## BEGIN Provided data
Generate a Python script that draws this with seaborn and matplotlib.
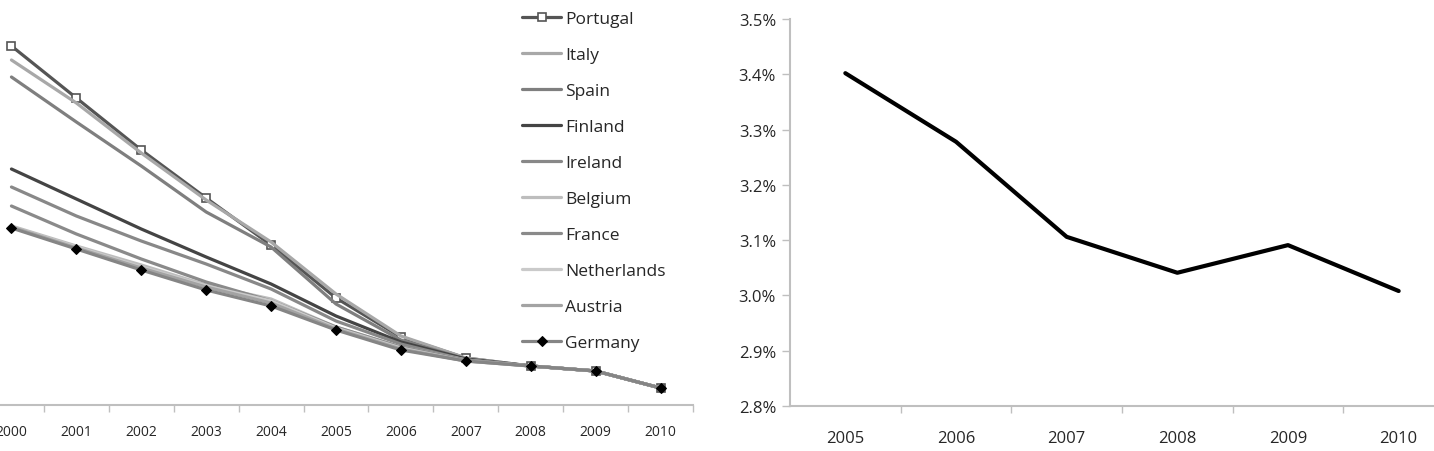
import pandas as pd
import matplotlib
matplotlib.use("Agg")
import matplotlib.pyplot as plt
from matplotlib.ticker import FuncFormatter, FixedLocator
import seaborn as sns

# left panel: country series (y axis is cropped away in the original)
years = [2000, 2001, 2002, 2003, 2004, 2005, 2006, 2007, 2008, 2009, 2010]
countries = ["Portugal", "Italy", "Spain", "Finland", "Ireland",
             "Belgium", "France", "Netherlands", "Austria", "Germany"]
portugal = [3.59, 3.07, 2.55, 2.07, 1.60, 1.07, 0.68, 0.47, 0.39, 0.34, 0.17]
italy = [3.45, 3.02, 2.52, 2.05, 1.63, 1.11, 0.69, 0.47, 0.39, 0.34, 0.17]
spain = [3.28, 2.83, 2.39, 1.93, 1.58, 1.01, 0.65, 0.46, 0.39, 0.34, 0.17]
finland = [2.36, 2.06, 1.76, 1.48, 1.21, 0.89, 0.63, 0.46, 0.39, 0.34, 0.17]
ireland = [2.18, 1.89, 1.64, 1.41, 1.16, 0.84, 0.61, 0.45, 0.39, 0.34, 0.17]
belgium = [1.79, 1.59, 1.40, 1.20, 1.06, 0.78, 0.58, 0.45, 0.39, 0.34, 0.17]
france = [1.99, 1.71, 1.46, 1.23, 1.04, 0.78, 0.58, 0.45, 0.39, 0.34, 0.17]
netherlands = [1.78, 1.58, 1.38, 1.19, 1.04, 0.77, 0.57, 0.44, 0.39, 0.34, 0.17]
austria = [1.78, 1.57, 1.37, 1.18, 1.02, 0.76, 0.56, 0.44, 0.39, 0.34, 0.17]
germany = [1.77, 1.56, 1.35, 1.15, 0.99, 0.75, 0.55, 0.44, 0.39, 0.34, 0.17]

# right panel
years_right = [2005, 2006, 2007, 2008, 2009, 2010]
avg_rate = [3.402, 3.278, 3.106, 3.041, 3.091, 3.008]

series = [portugal, italy, spain, finland, ireland,
          belgium, france, netherlands, austria, germany]
colors = ["#555555", "#a8a8a8", "#7f7f7f", "#444444", "#888888",
          "#bdbdbd", "#8a8a8a", "#cacaca", "#a3a3a3", "#858585"]

sns.set_theme(style="white")
plt.rcParams["font.family"] = ["Open Sans", "DejaVu Sans"]
text_col = "#262626"
axis_col = "#bfbfbf"

fig = plt.figure(figsize=(14.34, 4.52), dpi=100)
W, H = 1434, 452
ax1 = fig.add_axes([-21 / W, 46 / H, 714 / W, 386 / H])
ax2 = fig.add_axes([790 / W, 45 / H, 664 / W, 387 / H])

rows = []
for name, vals in zip(countries, series):
    for yr, v in zip(years, vals):
        rows.append({"year": yr, "value": v, "country": name})
df = pd.DataFrame(rows)

for name, col in zip(countries, colors):
    sub = df[df["country"] == name]
    kw = {}
    if name == "Portugal":
        kw = dict(marker="s", markersize=6, markerfacecolor="white",
                  markeredgecolor="#555555", markeredgewidth=1.2)
    elif name == "Germany":
        kw = dict(marker="D", markersize=5, markerfacecolor="black",
                  markeredgecolor="black")
    sns.lineplot(data=sub, x="year", y="value", ax=ax1, color=col,
                 linewidth=2.3, label=name, **kw)

ax1.set_xlim(1999.5, 2010.5)
ax1.set_ylim(0, 3.86)
ax1.set_xticks(years)
ax1.set_xticklabels([str(y) for y in years])
ax1.xaxis.set_minor_locator(FixedLocator([y + 0.5 for y in years]))
ax1.tick_params(axis="x", which="major", length=0, pad=14, labelsize=10,
                labelcolor=text_col)
ax1.tick_params(axis="x", which="minor", length=5, width=1, color=axis_col,
                direction="out", bottom=True)
ax1.set_yticks([])
ax1.set_xlabel("")
ax1.set_ylabel("")
for s in ["top", "right", "left"]:
    ax1.spines[s].set_visible(False)
ax1.spines["bottom"].set_color(axis_col)
ax1.spines["bottom"].set_linewidth(1.5)

ax1.legend(loc="upper left", bbox_to_anchor=(522 / W, 1 - 12 / H),
           bbox_transform=fig.transFigure, frameon=False, fontsize=12.5,
           labelspacing=1.14, handlelength=2.25, handletextpad=0.22,
           borderpad=0, borderaxespad=0, labelcolor=text_col)

sns.lineplot(x=years_right, y=avg_rate, ax=ax2, color="black", linewidth=3)
ax2.set_xlim(2004.5, 2010.5)
ax2.set_ylim(2.8, 3.5)
ax2.set_yticks([2.8, 2.9, 3.0, 3.1, 3.2, 3.3, 3.4, 3.5])
ax2.yaxis.set_major_formatter(FuncFormatter(lambda v, p: f"{v:.1f}%"))
ax2.set_xticks(years_right)
ax2.set_xticklabels([str(y) for y in years_right])
ax2.xaxis.set_minor_locator(FixedLocator([y + 0.5 for y in years_right]))
ax2.tick_params(axis="x", which="major", length=0, pad=17, labelsize=12,
                labelcolor=text_col)
ax2.tick_params(axis="x", which="minor", length=5, width=1, color=axis_col,
                direction="out", bottom=True)
ax2.tick_params(axis="y", length=6, width=1, color=axis_col, direction="out",
                left=True, pad=4, labelsize=12, labelcolor=text_col)
for s in ["top", "right"]:
    ax2.spines[s].set_visible(False)
for s in ["bottom", "left"]:
    ax2.spines[s].set_color(axis_col)
    ax2.spines[s].set_linewidth(1.5)

fig.savefig("out.png", dpi=100)
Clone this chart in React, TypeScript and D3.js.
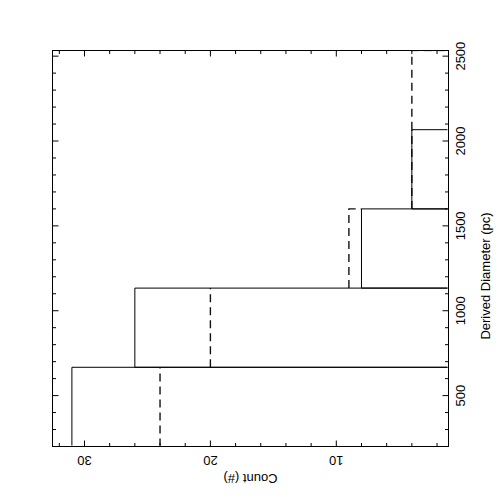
## END Provided data
# The exercise
Return the material line for line, from its beginning to the line that contains "import seaborn as sns", with the pictures left out.

# Final answer
Generate a Python script that draws this with seaborn and matplotlib.
import pandas as pd
import matplotlib
matplotlib.use("Agg")
import matplotlib.pyplot as plt
from matplotlib.ticker import FuncFormatter, FixedLocator
import seaborn as sns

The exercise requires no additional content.